What the exercise asks:
Could the lines from the start of the data through the line with "from matplotlib.lines import Line2D" be set down exactly, with no pictures among them?

Information provided:
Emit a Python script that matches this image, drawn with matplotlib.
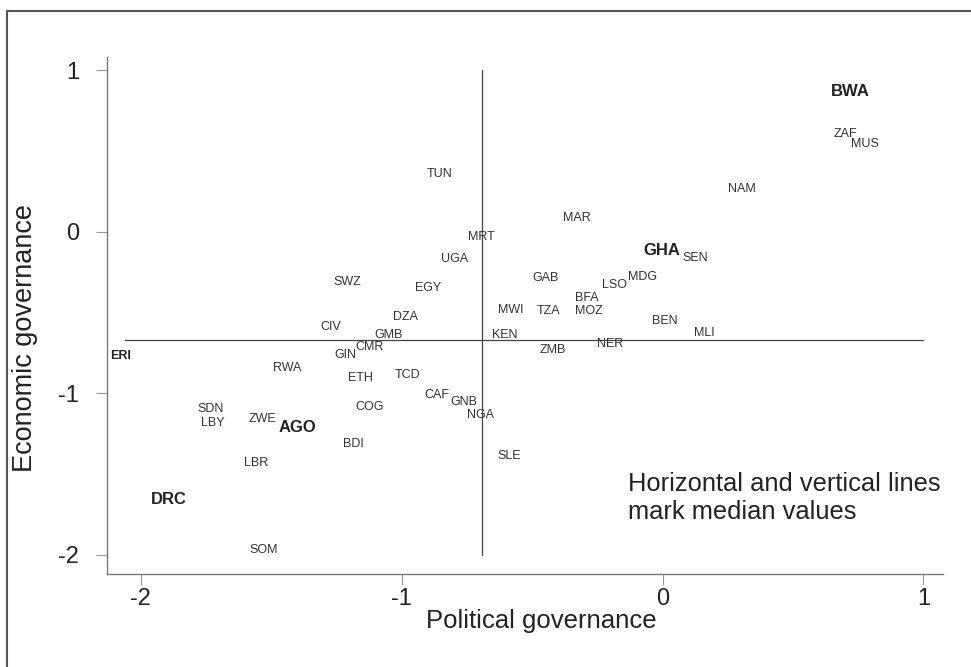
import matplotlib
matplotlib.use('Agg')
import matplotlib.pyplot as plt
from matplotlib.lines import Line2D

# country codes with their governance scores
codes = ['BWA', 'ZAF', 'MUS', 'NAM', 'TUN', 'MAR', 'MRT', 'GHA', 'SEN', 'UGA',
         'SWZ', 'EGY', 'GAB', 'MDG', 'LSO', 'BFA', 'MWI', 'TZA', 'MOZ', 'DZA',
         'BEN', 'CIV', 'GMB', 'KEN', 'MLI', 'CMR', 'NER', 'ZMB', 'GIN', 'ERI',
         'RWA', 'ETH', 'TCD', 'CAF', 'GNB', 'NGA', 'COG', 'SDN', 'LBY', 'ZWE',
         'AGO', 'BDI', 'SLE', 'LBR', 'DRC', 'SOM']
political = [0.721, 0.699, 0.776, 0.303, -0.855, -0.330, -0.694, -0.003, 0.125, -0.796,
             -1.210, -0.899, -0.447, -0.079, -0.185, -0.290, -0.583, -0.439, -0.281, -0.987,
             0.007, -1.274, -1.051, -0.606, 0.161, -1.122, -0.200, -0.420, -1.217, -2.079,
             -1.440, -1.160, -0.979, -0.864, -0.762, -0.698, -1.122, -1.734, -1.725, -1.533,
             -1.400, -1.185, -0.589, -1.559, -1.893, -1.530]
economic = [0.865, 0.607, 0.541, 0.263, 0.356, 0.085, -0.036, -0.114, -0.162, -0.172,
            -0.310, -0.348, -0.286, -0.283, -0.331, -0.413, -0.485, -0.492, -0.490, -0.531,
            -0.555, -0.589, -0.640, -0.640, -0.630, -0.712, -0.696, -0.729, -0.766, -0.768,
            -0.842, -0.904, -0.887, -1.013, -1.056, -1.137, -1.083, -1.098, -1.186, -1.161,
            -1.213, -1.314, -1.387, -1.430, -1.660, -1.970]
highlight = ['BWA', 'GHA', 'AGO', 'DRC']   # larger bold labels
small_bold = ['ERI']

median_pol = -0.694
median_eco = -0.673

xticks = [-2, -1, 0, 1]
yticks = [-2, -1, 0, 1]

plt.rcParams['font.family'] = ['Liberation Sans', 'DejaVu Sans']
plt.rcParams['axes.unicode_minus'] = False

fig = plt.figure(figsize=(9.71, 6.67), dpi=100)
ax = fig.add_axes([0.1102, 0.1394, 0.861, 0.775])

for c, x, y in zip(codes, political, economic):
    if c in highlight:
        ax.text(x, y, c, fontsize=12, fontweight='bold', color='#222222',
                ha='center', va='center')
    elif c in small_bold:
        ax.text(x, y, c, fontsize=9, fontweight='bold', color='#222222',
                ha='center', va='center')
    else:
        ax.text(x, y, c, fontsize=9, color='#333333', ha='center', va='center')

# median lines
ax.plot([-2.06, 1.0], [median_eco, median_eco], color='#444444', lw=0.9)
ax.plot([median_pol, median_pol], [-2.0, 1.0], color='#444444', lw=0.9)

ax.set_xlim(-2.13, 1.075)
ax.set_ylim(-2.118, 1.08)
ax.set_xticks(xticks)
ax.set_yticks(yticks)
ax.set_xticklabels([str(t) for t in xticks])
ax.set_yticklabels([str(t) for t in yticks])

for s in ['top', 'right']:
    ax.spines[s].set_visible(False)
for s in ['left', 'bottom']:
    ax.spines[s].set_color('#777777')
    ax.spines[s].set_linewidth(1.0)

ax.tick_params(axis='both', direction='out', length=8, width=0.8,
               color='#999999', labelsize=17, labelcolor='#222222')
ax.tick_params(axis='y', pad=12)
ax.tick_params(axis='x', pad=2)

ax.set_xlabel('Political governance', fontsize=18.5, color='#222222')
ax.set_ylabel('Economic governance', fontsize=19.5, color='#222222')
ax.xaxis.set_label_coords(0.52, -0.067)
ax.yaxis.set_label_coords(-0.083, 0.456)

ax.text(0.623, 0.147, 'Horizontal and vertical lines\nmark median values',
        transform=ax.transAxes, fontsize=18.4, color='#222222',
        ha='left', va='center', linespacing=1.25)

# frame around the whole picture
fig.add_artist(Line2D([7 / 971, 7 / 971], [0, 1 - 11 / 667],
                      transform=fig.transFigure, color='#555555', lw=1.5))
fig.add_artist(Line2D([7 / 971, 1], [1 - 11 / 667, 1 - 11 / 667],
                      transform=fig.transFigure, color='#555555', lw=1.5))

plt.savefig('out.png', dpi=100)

Solution to the problem:
Emit a Python script that matches this image, drawn with matplotlib.
import matplotlib
matplotlib.use('Agg')
import matplotlib.pyplot as plt
from matplotlib.lines import Line2D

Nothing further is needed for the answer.